Mary Levin, the charming assistant to the director of Shin Bet, has lost a husband and most of her extended family to recurring wars and never-ending terrorism. She dedicates her life to the preservation of Israel, but to whom will she dedicate her heart? The brilliant professor from Bethel University? Or the gallant captain who now leads Kidon?

Harvey Holmes, the Sherlock of Haunted Houses, is a Hollywood TV host whose reality show just flopped. When a Lebanese restaurant owner requests his ghost-hunting services, he believes the opportunity will resurrect his career. All he has to do is exorcise the ghosts that are haunting the restaurant. It happens to be located right across the street from Muhsin’s Pottery Shop.




Monday, December 19, 2022

Rewrite of Books and Songs

 I have spent most of my time revising, re-singing, re-recording, and reposting my songs that I haven't had a lot of time to post on the Blog about my books. It's fun, though. Both are fun. That is, writing books is fun and writing music.

The funny thing is, I started writing music as a teenager so many years ago. I really only started writing books about ten years ago. So that makes sense that I've written 145 songs and five books.

Actually, I started writing my first book when I was about 8. That is I was eight years old. It was a child's effort of course, and I never finished it. But in college I actually started to write and illustrate a graphic novel.  You know....like a comic book. I almost finished it too. I got three or four "issues" done, (or was it two or three) I can't remember. That is I did the art, the writing, and everything.
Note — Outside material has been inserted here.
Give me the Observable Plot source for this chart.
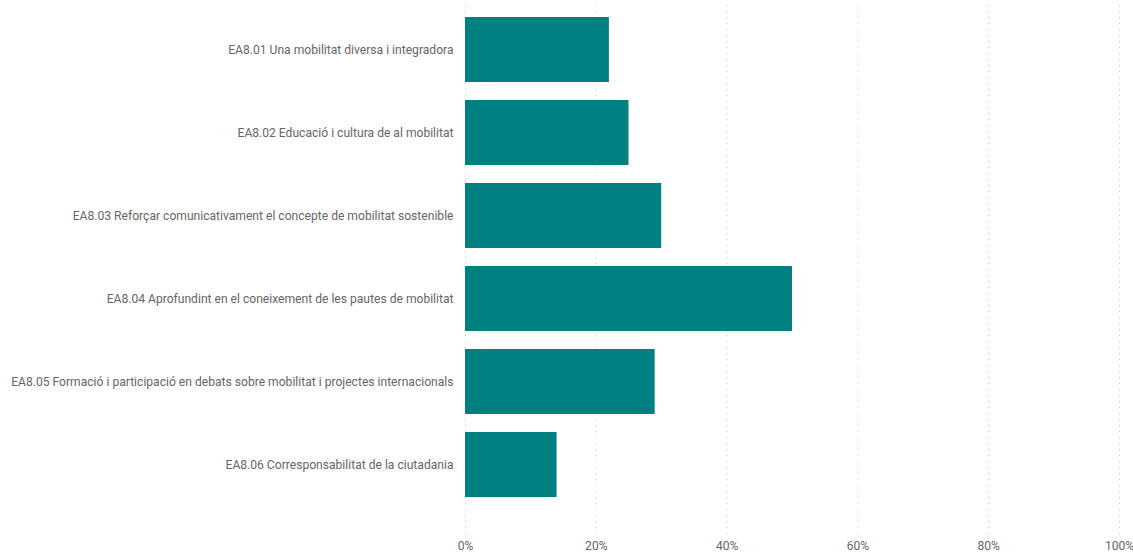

But in the real comics worlds a comic book is a collaborative effort. Meaning there's a writer who writes the story. Then there are THREE artists who illustrate the story, (the penciller who creates the storyboard, then the inker who inks it, and then the colorist who, you guessed it, colors it.)

Of course there is the editor, the editor-in-chief, and the letterer who puts in the word balloons and such, and probably a lot of others also.

There are some artists who have done it all alone like Jim Lee and Frank Miller and others who excelled at doing that. They are legends who took over for the prior legends....those being Jack Kirby, Stan Lee, Steve Ditko, Gene Colon, John Romita, Neil Adams, John Buscema, Jim Steranko, Jim Starlin, and the list goes on.

So, my graphic novel effort took a big pause when I got married. 

But way before that, I had started writing songs on the piano. I had a piano in my house and I had taken piano lessons, so I knew how to play it. And soon enough, I started writing some very good songs. I had written a dozen songs or so in those early years. I did not have the means to record them so I had to remember them in my mind over the years. But remember them, I did.

And then the technology caught up to me. I had become an art teacher, and I was married with a son, and there was a huge "Yamaha" store not far from my house. I dropped in one day and bought one of those Yamaha portable keyboards and bingo, the music flowed. 

I wrote the equivalent of four albums in the space of a couple months. (Yes, those albums are indeed Volumes 1, 2, 3, and 4.) As I said, I had already written a dozen songs for Volume 1, but I wrote a few more and put a total of 15 songs on Volume 1. Then I wrote enough songs for three more albums.

Then I bought another Yamaha portable keyboard, an even better one, and over the next few months I wrote the music for Volumes 5 through 13. After some years of just letting them sit on cassette tapes, and being unable to find a singer to sing them, I decided to sing them myself. 

Finally I wrote the songs for Volume 14 and all volumes are on SoundCloud now and can be accessed on the right margin of this blog. I think the songs are great, (if not the singing.) But I sing in tune and in key. So it works. And I am content. I am back to the books now. I will continue to revise Killer of Killers, Killer Eyes, The Vase, John Dunn, and Second Chance until new publishers step up. 

I'll keep you posted. Just don't hold your breath on those. I won't.